[Stored rows]
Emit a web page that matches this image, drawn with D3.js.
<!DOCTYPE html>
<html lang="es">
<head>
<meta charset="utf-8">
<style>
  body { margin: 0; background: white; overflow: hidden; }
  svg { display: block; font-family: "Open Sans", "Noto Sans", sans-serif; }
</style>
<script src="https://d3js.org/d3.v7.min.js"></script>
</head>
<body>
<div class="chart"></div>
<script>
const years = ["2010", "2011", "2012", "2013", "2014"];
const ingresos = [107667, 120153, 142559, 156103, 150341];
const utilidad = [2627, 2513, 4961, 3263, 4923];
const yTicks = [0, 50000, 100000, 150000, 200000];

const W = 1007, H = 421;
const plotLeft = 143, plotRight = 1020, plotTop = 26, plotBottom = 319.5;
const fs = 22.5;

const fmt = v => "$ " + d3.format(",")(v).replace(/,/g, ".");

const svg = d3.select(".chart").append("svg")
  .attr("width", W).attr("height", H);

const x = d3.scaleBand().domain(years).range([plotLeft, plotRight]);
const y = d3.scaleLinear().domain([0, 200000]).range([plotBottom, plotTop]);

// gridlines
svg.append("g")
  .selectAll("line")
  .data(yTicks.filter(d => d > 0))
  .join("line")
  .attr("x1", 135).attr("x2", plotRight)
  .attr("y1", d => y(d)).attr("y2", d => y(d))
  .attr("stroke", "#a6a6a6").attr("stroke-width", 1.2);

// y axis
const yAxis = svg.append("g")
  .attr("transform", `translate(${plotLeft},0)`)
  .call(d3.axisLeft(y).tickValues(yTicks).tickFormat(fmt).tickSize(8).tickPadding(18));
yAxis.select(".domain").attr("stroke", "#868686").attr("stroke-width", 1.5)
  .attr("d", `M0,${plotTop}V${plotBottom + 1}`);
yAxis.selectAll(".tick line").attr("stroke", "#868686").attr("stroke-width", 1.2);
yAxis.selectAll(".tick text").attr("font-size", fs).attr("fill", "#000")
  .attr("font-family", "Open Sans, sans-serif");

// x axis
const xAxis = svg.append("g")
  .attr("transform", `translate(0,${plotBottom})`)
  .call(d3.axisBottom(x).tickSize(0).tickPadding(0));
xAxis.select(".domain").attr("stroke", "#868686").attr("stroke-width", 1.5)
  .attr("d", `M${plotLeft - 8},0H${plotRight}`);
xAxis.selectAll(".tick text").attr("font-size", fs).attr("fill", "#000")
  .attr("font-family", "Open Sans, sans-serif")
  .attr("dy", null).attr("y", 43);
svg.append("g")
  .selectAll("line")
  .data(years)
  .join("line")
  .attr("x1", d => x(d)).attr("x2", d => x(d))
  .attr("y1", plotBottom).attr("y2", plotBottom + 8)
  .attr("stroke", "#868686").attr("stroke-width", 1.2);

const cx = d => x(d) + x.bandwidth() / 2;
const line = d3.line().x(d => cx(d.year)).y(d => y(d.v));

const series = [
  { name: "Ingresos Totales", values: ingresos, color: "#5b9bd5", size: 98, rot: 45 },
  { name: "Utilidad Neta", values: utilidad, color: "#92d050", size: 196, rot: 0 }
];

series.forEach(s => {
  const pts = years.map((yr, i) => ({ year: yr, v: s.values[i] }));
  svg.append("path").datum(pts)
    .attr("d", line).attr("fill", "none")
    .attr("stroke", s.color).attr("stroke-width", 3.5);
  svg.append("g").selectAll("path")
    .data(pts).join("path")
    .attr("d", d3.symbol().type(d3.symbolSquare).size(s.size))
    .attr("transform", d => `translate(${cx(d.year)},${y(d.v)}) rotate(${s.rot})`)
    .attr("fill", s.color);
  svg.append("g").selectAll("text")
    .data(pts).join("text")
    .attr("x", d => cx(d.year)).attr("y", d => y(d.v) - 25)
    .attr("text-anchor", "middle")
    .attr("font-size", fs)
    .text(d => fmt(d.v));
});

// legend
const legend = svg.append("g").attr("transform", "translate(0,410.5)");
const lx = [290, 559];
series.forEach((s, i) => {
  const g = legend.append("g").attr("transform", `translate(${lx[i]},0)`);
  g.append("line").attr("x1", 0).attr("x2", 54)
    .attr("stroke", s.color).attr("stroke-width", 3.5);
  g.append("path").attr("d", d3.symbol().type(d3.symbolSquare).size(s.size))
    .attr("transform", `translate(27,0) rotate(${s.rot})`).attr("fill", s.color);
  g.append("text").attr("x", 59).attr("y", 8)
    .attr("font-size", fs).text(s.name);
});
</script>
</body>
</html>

---

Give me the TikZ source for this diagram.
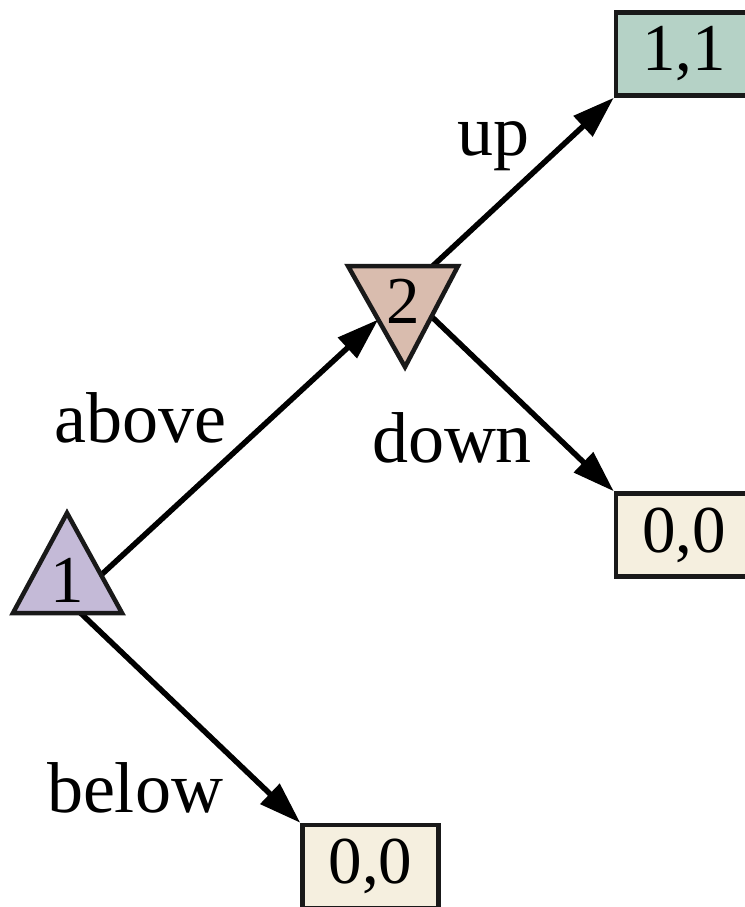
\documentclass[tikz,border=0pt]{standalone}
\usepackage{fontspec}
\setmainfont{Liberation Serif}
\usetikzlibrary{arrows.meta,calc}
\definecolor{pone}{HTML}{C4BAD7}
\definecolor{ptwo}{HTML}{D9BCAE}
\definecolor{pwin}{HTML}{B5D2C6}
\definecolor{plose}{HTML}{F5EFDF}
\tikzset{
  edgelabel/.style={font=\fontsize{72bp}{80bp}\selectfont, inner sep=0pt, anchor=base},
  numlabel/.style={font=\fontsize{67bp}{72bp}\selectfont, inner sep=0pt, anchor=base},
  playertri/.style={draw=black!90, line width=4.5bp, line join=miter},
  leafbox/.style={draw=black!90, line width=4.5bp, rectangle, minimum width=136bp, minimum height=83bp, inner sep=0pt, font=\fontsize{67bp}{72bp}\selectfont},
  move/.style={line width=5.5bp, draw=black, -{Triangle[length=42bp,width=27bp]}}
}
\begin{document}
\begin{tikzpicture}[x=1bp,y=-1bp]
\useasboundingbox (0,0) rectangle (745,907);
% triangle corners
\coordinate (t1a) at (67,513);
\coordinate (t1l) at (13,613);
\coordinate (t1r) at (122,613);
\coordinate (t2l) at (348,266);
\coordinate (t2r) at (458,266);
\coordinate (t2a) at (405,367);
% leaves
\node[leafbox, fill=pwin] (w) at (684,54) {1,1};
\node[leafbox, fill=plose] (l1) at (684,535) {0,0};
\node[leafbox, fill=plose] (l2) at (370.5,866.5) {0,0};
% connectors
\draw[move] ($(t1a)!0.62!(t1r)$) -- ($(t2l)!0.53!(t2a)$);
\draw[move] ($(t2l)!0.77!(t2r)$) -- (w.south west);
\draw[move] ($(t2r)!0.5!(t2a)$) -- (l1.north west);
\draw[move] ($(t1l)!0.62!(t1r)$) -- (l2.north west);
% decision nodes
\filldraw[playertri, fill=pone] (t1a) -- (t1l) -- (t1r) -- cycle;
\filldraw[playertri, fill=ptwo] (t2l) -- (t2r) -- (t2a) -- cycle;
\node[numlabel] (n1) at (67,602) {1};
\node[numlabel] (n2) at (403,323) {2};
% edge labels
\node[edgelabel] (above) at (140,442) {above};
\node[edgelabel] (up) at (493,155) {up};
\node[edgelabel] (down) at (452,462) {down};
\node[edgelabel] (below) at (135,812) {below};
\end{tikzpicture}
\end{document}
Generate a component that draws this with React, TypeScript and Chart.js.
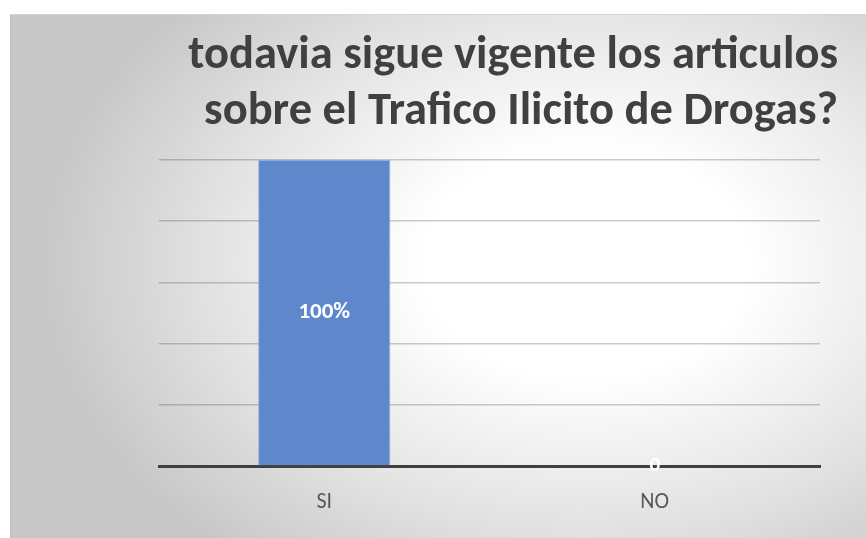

--

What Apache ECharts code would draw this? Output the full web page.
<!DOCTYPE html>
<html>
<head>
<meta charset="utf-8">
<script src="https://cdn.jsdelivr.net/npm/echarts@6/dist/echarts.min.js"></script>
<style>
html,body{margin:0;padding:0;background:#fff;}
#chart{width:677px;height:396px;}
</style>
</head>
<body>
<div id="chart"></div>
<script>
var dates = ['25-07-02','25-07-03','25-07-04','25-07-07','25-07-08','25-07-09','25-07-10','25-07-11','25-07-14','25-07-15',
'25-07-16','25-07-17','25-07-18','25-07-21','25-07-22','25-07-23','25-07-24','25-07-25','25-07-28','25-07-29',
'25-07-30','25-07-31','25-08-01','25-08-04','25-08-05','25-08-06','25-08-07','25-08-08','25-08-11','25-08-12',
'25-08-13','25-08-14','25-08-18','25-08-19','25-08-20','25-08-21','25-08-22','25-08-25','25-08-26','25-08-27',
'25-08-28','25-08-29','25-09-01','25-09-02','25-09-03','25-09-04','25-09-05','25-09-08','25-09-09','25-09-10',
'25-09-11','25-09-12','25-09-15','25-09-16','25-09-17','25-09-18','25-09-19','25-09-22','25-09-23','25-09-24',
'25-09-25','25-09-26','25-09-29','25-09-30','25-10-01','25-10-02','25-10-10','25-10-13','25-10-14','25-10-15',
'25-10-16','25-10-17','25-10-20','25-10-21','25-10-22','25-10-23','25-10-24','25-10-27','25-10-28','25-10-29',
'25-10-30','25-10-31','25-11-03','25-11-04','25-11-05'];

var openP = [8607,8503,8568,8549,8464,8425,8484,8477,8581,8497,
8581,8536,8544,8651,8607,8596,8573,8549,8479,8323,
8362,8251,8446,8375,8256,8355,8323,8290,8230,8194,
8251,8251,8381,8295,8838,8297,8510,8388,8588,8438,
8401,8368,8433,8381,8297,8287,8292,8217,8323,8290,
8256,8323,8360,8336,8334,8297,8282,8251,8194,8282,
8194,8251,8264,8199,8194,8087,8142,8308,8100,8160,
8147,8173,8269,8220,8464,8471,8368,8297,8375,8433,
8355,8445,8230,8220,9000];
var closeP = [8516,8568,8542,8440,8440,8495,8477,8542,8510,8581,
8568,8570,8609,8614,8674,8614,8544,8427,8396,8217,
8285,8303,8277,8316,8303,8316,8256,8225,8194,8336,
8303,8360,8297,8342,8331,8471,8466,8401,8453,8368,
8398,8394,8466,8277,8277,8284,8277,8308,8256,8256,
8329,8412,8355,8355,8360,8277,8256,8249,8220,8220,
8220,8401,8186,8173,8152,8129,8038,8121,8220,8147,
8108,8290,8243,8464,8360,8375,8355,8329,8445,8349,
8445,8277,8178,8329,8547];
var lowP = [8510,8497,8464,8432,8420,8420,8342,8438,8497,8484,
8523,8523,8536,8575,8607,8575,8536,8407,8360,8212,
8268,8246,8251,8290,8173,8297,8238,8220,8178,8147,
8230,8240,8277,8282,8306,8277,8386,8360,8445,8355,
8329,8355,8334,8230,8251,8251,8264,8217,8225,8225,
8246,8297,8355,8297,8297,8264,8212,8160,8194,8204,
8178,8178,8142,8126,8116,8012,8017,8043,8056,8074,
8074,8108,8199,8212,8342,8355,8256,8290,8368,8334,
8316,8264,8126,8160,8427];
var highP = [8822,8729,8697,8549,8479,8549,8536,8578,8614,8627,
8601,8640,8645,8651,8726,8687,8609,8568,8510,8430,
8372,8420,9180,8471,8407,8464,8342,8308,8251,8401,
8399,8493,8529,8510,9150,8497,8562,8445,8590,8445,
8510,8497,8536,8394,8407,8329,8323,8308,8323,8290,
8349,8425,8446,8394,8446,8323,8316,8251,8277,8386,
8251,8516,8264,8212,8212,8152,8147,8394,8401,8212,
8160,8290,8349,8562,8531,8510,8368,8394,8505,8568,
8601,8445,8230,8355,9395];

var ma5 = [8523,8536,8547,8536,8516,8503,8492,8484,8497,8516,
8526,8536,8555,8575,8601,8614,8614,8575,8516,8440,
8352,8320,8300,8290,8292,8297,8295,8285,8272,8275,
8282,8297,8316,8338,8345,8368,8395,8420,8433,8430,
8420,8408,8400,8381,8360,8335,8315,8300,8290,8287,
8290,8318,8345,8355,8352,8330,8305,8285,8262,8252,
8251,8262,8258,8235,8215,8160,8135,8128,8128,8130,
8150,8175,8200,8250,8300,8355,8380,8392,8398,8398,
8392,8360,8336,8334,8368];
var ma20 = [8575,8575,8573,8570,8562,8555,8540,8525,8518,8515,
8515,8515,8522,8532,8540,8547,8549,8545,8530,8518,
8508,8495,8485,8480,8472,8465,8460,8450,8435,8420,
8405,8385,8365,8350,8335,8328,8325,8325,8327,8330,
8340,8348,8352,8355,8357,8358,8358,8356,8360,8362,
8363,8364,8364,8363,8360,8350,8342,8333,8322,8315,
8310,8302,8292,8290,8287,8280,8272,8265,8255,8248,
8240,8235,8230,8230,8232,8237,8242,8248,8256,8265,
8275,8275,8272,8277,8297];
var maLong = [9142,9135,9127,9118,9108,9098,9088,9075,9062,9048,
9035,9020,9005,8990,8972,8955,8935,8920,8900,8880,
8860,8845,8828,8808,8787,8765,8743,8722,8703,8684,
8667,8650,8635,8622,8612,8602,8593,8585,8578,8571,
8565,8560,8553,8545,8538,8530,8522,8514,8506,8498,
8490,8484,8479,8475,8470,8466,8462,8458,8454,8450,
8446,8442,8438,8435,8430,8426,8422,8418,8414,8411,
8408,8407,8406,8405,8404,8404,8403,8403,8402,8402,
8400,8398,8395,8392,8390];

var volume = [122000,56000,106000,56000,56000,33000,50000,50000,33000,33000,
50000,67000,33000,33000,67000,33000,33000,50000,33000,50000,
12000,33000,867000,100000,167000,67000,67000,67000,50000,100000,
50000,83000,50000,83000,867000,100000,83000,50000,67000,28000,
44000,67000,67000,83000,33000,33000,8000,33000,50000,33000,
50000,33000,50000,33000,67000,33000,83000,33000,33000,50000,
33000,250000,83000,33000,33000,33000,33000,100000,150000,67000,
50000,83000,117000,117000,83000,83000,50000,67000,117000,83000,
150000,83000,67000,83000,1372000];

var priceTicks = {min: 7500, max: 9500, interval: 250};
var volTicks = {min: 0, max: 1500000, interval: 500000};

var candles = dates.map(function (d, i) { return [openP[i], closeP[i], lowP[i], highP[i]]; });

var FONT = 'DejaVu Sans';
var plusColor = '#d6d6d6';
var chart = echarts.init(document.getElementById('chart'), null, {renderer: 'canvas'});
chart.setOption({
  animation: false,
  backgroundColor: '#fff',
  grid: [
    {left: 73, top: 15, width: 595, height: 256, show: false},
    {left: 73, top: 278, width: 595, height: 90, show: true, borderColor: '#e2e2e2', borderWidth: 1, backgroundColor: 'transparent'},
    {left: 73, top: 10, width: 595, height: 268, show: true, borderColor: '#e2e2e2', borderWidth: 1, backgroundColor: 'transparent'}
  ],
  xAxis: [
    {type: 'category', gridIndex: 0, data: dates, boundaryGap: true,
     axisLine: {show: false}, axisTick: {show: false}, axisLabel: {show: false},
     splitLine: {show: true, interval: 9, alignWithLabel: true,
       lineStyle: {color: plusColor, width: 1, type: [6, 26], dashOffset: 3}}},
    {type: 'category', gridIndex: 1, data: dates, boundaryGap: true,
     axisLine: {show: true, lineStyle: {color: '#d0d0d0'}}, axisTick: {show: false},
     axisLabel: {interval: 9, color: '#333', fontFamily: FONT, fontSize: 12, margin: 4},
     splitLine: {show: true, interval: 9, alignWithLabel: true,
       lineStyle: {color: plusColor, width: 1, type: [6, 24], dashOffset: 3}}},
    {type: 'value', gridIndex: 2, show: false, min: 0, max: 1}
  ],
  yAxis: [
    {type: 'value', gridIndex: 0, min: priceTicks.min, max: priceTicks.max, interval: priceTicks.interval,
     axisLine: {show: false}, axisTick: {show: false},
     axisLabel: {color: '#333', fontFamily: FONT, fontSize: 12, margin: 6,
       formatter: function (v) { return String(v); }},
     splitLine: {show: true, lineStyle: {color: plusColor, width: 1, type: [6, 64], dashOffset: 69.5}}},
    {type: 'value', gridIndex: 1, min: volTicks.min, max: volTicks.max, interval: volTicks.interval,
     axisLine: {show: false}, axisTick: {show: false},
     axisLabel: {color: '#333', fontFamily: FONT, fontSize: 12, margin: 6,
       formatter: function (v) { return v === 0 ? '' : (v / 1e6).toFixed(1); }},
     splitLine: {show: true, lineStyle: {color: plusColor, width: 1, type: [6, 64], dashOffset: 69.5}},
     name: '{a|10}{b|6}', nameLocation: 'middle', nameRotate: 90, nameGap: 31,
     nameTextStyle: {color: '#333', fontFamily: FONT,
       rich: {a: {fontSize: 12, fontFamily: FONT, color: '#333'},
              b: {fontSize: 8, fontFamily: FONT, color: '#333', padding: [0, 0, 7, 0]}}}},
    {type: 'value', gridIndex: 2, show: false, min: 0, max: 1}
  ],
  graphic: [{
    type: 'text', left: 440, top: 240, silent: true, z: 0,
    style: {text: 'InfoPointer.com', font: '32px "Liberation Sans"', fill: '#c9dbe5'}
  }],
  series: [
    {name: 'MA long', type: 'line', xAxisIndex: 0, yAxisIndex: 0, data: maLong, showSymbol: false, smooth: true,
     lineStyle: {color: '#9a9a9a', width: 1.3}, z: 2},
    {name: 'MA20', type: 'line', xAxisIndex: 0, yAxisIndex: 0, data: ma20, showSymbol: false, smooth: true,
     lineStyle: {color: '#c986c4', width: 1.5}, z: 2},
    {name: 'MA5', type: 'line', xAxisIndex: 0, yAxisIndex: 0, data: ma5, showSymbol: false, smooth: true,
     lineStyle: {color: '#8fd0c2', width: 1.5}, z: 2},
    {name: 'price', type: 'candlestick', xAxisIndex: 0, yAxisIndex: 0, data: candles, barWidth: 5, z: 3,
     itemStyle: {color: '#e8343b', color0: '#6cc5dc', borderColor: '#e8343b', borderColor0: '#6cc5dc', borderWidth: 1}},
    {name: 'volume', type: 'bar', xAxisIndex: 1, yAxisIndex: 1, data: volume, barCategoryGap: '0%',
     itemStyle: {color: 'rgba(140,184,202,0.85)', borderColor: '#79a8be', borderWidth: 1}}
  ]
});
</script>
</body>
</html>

[What you need to do]
Transcribe, exactly as written, the lines starting at the one with "Give me the TikZ source for this diagram." and ending at the one with "Generate a component", and nothing more. Pictures are not part of the copy.

[Finished answer]
Give me the TikZ source for this diagram.
\documentclass[tikz,border=0pt]{standalone}
\usepackage{fontspec}
\setmainfont{Liberation Serif}
\usetikzlibrary{arrows.meta,calc}
\definecolor{pone}{HTML}{C4BAD7}
\definecolor{ptwo}{HTML}{D9BCAE}
\definecolor{pwin}{HTML}{B5D2C6}
\definecolor{plose}{HTML}{F5EFDF}
\tikzset{
  edgelabel/.style={font=\fontsize{72bp}{80bp}\selectfont, inner sep=0pt, anchor=base},
  numlabel/.style={font=\fontsize{67bp}{72bp}\selectfont, inner sep=0pt, anchor=base},
  playertri/.style={draw=black!90, line width=4.5bp, line join=miter},
  leafbox/.style={draw=black!90, line width=4.5bp, rectangle, minimum width=136bp, minimum height=83bp, inner sep=0pt, font=\fontsize{67bp}{72bp}\selectfont},
  move/.style={line width=5.5bp, draw=black, -{Triangle[length=42bp,width=27bp]}}
}
\begin{document}
\begin{tikzpicture}[x=1bp,y=-1bp]
\useasboundingbox (0,0) rectangle (745,907);
% triangle corners
\coordinate (t1a) at (67,513);
\coordinate (t1l) at (13,613);
\coordinate (t1r) at (122,613);
\coordinate (t2l) at (348,266);
\coordinate (t2r) at (458,266);
\coordinate (t2a) at (405,367);
% leaves
\node[leafbox, fill=pwin] (w) at (684,54) {1,1};
\node[leafbox, fill=plose] (l1) at (684,535) {0,0};
\node[leafbox, fill=plose] (l2) at (370.5,866.5) {0,0};
% connectors
\draw[move] ($(t1a)!0.62!(t1r)$) -- ($(t2l)!0.53!(t2a)$);
\draw[move] ($(t2l)!0.77!(t2r)$) -- (w.south west);
\draw[move] ($(t2r)!0.5!(t2a)$) -- (l1.north west);
\draw[move] ($(t1l)!0.62!(t1r)$) -- (l2.north west);
% decision nodes
\filldraw[playertri, fill=pone] (t1a) -- (t1l) -- (t1r) -- cycle;
\filldraw[playertri, fill=ptwo] (t2l) -- (t2r) -- (t2a) -- cycle;
\node[numlabel] (n1) at (67,602) {1};
\node[numlabel] (n2) at (403,323) {2};
% edge labels
\node[edgelabel] (above) at (140,442) {above};
\node[edgelabel] (up) at (493,155) {up};
\node[edgelabel] (down) at (452,462) {down};
\node[edgelabel] (below) at (135,812) {below};
\end{tikzpicture}
\end{document}
Generate a component that draws this with React, TypeScript and Chart.js.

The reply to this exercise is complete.